● **Problem to solve**:
Please output exactly the lines of the material from the first through the line containing "const yTicks = [0, 20, 40, 60, 80, 100, 120, 140];", and nothing more.

__________________________________________________

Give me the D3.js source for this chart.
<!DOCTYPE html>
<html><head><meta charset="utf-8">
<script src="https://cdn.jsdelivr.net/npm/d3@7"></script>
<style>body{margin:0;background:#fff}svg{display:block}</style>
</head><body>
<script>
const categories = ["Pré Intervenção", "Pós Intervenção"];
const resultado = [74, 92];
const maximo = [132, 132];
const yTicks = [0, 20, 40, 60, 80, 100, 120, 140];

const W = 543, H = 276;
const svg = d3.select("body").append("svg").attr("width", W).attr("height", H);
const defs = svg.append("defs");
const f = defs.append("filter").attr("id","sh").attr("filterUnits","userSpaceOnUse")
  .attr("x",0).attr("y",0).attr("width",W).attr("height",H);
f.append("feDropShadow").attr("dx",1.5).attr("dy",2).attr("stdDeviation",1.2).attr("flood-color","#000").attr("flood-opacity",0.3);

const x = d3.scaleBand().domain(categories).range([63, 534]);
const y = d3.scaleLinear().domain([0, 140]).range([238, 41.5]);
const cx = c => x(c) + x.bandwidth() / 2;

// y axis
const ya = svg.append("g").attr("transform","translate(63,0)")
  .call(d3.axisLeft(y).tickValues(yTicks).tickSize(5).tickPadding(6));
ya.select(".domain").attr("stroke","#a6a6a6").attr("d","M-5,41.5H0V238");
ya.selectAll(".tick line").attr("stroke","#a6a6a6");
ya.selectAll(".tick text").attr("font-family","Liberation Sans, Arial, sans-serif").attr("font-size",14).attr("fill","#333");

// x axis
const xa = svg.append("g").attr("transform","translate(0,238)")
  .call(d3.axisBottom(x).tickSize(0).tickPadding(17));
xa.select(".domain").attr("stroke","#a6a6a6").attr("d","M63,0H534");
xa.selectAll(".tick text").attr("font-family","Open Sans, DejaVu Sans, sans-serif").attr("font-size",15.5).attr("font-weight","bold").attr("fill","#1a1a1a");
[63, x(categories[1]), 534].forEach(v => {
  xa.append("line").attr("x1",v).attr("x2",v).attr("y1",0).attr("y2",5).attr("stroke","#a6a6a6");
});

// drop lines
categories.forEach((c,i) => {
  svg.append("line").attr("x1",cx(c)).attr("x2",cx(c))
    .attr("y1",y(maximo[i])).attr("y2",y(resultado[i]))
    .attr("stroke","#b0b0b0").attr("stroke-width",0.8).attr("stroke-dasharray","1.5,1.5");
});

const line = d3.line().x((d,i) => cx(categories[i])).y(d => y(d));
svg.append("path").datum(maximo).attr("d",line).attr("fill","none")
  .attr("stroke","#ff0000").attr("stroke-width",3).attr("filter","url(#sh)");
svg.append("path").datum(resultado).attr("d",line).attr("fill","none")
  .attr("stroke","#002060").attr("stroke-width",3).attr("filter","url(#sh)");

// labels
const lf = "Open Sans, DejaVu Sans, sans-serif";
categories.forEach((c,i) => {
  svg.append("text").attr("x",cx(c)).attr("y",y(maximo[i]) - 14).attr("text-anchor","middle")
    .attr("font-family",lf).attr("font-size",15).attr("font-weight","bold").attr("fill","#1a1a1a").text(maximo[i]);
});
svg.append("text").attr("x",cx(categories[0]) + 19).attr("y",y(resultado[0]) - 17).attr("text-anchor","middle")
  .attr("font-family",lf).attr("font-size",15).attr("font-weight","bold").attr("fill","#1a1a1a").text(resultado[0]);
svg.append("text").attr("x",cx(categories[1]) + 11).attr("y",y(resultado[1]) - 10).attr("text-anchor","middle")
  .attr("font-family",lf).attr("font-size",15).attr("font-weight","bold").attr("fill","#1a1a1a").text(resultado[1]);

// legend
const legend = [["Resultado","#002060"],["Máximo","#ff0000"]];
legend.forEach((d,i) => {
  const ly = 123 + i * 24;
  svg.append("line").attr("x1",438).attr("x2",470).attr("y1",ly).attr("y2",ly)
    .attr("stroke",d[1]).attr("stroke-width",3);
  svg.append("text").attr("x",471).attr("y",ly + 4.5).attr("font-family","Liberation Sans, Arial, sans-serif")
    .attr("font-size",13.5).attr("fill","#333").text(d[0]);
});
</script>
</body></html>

__________________________________________________

● **Exercise result**:
Give me the D3.js source for this chart.
<!DOCTYPE html>
<html><head><meta charset="utf-8">
<script src="https://cdn.jsdelivr.net/npm/d3@7"></script>
<style>body{margin:0;background:#fff}svg{display:block}</style>
</head><body>
<script>
const categories = ["Pré Intervenção", "Pós Intervenção"];
const resultado = [74, 92];
const maximo = [132, 132];
const yTicks = [0, 20, 40, 60, 80, 100, 120, 140];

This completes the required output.